Considerando o adiantado da hora pude observar de solascio que de vez enquanto o pessoal que me acompanhava já estava próximo e aguardavam ansiosamente o término daquela conversa (talvez percebendo um pouco da exaltação do Coronel Freitas e preocupadas com o prolongamento daquela nossa quase conversa). Procurei amenizar o frenesi fazendo a apresentação e ao mesmo tempo aproveitando a oportunidade para as nossas despedidas.

Durante o trajeto de saída aproveitei para externar em voz alta o determinismo que me conduziu naquela época à defesa do “Plano na área de Segurança Pública”, como no passado também ocorreu com o “Plano SIM” que envolveu do lado da PM os Coronéis Pacheco, Guido, Paulo Freitas, Nolasco e, do lado da Polícia Civil, o Delegado Jorge Xavier, este autor... Rememorei outros ex-Chefes de Polícia, especialmente Antonio Abelardo Bado, Jorge Xavier e Evaldo Moreto que também saíram desgastados, talvez tanto como o Coronel Freitas.

Certamente, não era isso que desejava para o nosso futuro. Tudo em nome de ideais, na busca pelo poder, na verdade parte de um “bem talvez não de um teatro da razão” e com tudo mais que o “pseudo senso de poder”  pudesse causar em termos de vivenciar apenas “quimeras” que poderiam desaguar em um vazio, solidão e em “jactantes torvelins” sugadores de um tempo precioso de convívios familiares, leitura de bons livros, reflexões... e o sorver a vida mansa e prazerosamente.  
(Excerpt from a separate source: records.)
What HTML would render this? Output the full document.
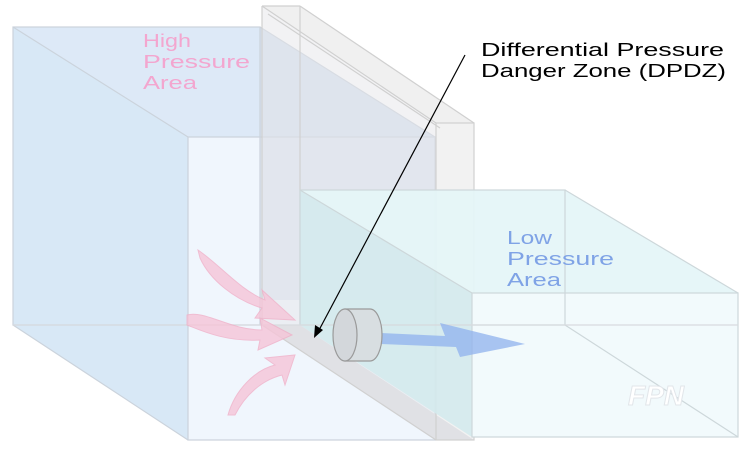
<!DOCTYPE html>
<html><head><style>html,body{margin:0;padding:0;background:#fff}svg{display:block}</style></head><body>
<svg width="750" height="455" viewBox="0 0 750 455" xmlns="http://www.w3.org/2000/svg" font-family="Liberation Sans, sans-serif">
<rect width="750" height="455" fill="#fff"/>
<!-- Left box -->
<polygon points="13,27 260,27 435,137 435,440 188,440 13,325" fill="#e0edf9"/>
<polygon points="13,27 188,137 188,440 13,325" fill="#d8e8f6"/>
<polygon points="13,27 260,27 435,137 188,137" fill="#dde9f7"/>
<rect x="188" y="137" width="247" height="303" fill="#f0f6fd"/>
<polygon points="260,27 435,137 435,300 260,300" fill="#d3deeb" opacity="0.6"/>
<g stroke="#cbd3dc" stroke-width="1.2" fill="none">
<rect x="13" y="27" width="247" height="298"/>
<rect x="188" y="137" width="247" height="303"/>
<line x1="13" y1="27" x2="188" y2="137"/><line x1="13" y1="325" x2="188" y2="440"/>
<line x1="260" y1="27" x2="435" y2="137"/>
</g>
<!-- Wall -->
<polygon points="262,6 300,6 474,123 474,440 436,440 262,325" fill="#e6e6ea" opacity="0.5"/>
<polygon points="262,6 300,6 474,123 436,123" fill="#f0f0f0"/>
<rect x="436" y="123" width="38" height="317" fill="#f2f2f2"/>
<polygon points="262,325 300,325 474,440 436,440" fill="#e0e1e5"/>
<g stroke="#d0d0d0" stroke-width="1.2" fill="none">
<line x1="262" y1="6" x2="300" y2="6"/><line x1="262" y1="6" x2="262" y2="325"/><line x1="300" y1="6" x2="300" y2="325"/>
<line x1="262" y1="6" x2="436" y2="123"/><line x1="300" y1="6" x2="474" y2="123"/><line x1="268" y1="14" x2="440" y2="128"/>
<rect x="436" y="123" width="38" height="317"/>
<line x1="262" y1="325" x2="436" y2="440"/>
</g>
<!-- Right box -->
<polygon points="300,190 565,190 738,293 738,437 472,437 300,325" fill="#dff3f5" opacity="0.75"/>
<polygon points="300,190 565,190 738,293 472,293" fill="#e6f6f8" opacity="0.8"/>
<polygon points="300,190 472,293 472,437 300,325" fill="#cfe6ea" opacity="0.6"/>
<rect x="472" y="293" width="266" height="144" fill="#f2fafc"/>
<g stroke="#cdd7da" stroke-width="1.2" fill="none">
<rect x="300" y="190" width="265" height="135"/>
<rect x="472" y="293" width="266" height="144"/>
<line x1="300" y1="190" x2="472" y2="293"/><line x1="565" y1="190" x2="738" y2="293"/>
<line x1="565" y1="325" x2="738" y2="437"/>
<line x1="13" y1="325" x2="738" y2="325" stroke="#d8dbdf"/>
</g>
<!-- pink arrows -->
<g fill="#f6c5d8" stroke="#f0b0c8" stroke-width="1" opacity="0.8">
<path d="M198,250 C220,265 240,290 265,300 L262,290 L295,320 L255,318 L262,308 C235,300 210,280 200,258 Z"/>
<path d="M187,315 C205,310 230,330 262,330 L260,318 L292,335 L258,350 L260,340 C225,342 200,330 187,325 Z"/>
<path d="M228,415 C235,390 255,370 275,365 L265,358 L295,355 L285,385 L282,375 C262,380 245,395 235,415 Z"/>
</g>
<!-- blue arrow -->
<polygon points="358,332 445,336 440,323 525,344 460,357 456,347 358,343" fill="#8fb2ee" opacity="0.75"/>
<!-- cylinder -->
<g stroke="#9a9a9a" stroke-width="1.2">
<path d="M345,309 L370,309 A12,26 0 0 1 370,361 L345,361 Z" fill="#d8dee1"/>
<ellipse cx="345" cy="335" rx="12" ry="26" fill="#d3d7db"/>
</g>
<!-- pointer -->
<line x1="465" y1="55" x2="318" y2="332" stroke="#000" stroke-width="1.2"/>
<polygon points="314,338 315,325 323,330" fill="#000"/>
<!-- text -->
<g font-size="18" fill="#f3a6cf"><text x="143" y="47" textLength="48" lengthAdjust="spacingAndGlyphs">High</text><text x="143" y="68" textLength="107" lengthAdjust="spacingAndGlyphs">Pressure</text><text x="143" y="89" textLength="54" lengthAdjust="spacingAndGlyphs">Area</text></g>
<g font-size="18" fill="#000"><text x="481" y="56" textLength="243" lengthAdjust="spacingAndGlyphs">Differential Pressure</text><text x="481" y="77" textLength="245" lengthAdjust="spacingAndGlyphs">Danger Zone (DPDZ)</text></g>
<g font-size="18" fill="#7fa3e6"><text x="507" y="244" textLength="45" lengthAdjust="spacingAndGlyphs">Low</text><text x="507" y="265" textLength="107" lengthAdjust="spacingAndGlyphs">Pressure</text><text x="507" y="286" textLength="54" lengthAdjust="spacingAndGlyphs">Area</text></g>
<text x="628" y="405" font-size="28" font-style="italic" font-weight="bold" fill="#fff" stroke="#e2e6ea" stroke-width="1">FPN</text>
</svg>
</body></html>
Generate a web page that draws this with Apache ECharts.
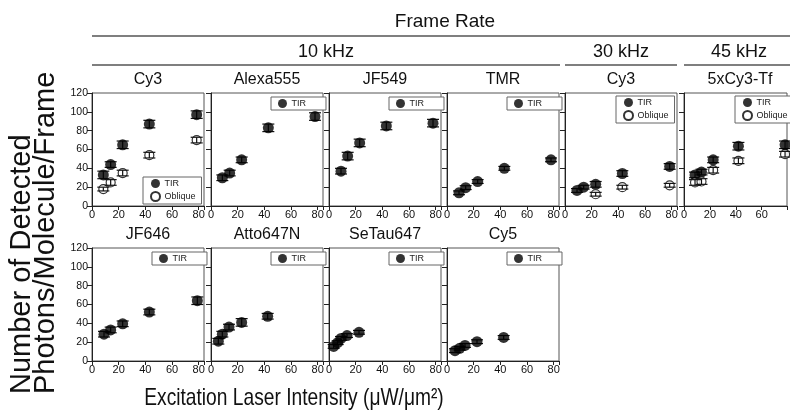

Aliás, na noite desse mesmo dia conversei com o Delegado Ruben Garcez por telefone para lembrá-lo dos compromissos na segunda-feira (Hotel Castelmar – apresentação do Plano de Governo da Saúde) e na terça-feira também teria o jantar no Restaurante Candeias (São José). Garcez estava de plantão na CPP (5a DP da Trindade) e logo de início relatou que tudo estava calmo. Em síntese, fiz um relato do encontro com o Coronel Freitas para dar ênfase ao entendimento de que não valia a pena se desgastar tanto em nome de ideais, mas que a luta era contínua e exigia que pessoas assumissem responsabilidades mais profundas e complexas, sob pena de outros assim procederem com intenções pouco morais, éticas e lícitas. Garcez, sempre filósofo, concordou. Mas o importante dessa nossa conversa foi a advertência que fiz: “a gente se deixa absorver pelos problemas institucionais de tal maneira que quando somos ejetados para o esquecimento e as dores impensadas, só nos resta talvez o consolo de poucos  e a certeza de que a vida passou e esquecemos do nosso verdadeiro viver”.

Já recolhido ao meu silêncio não poderia deixar de rememorar aquele encontro, pois ver e sentir o Coronel Freitas infeliz, distante da caserna, poderia refletir também a nossa infelicidade frente a destinos institucionais tão inexpugnáveis quanto jactantes.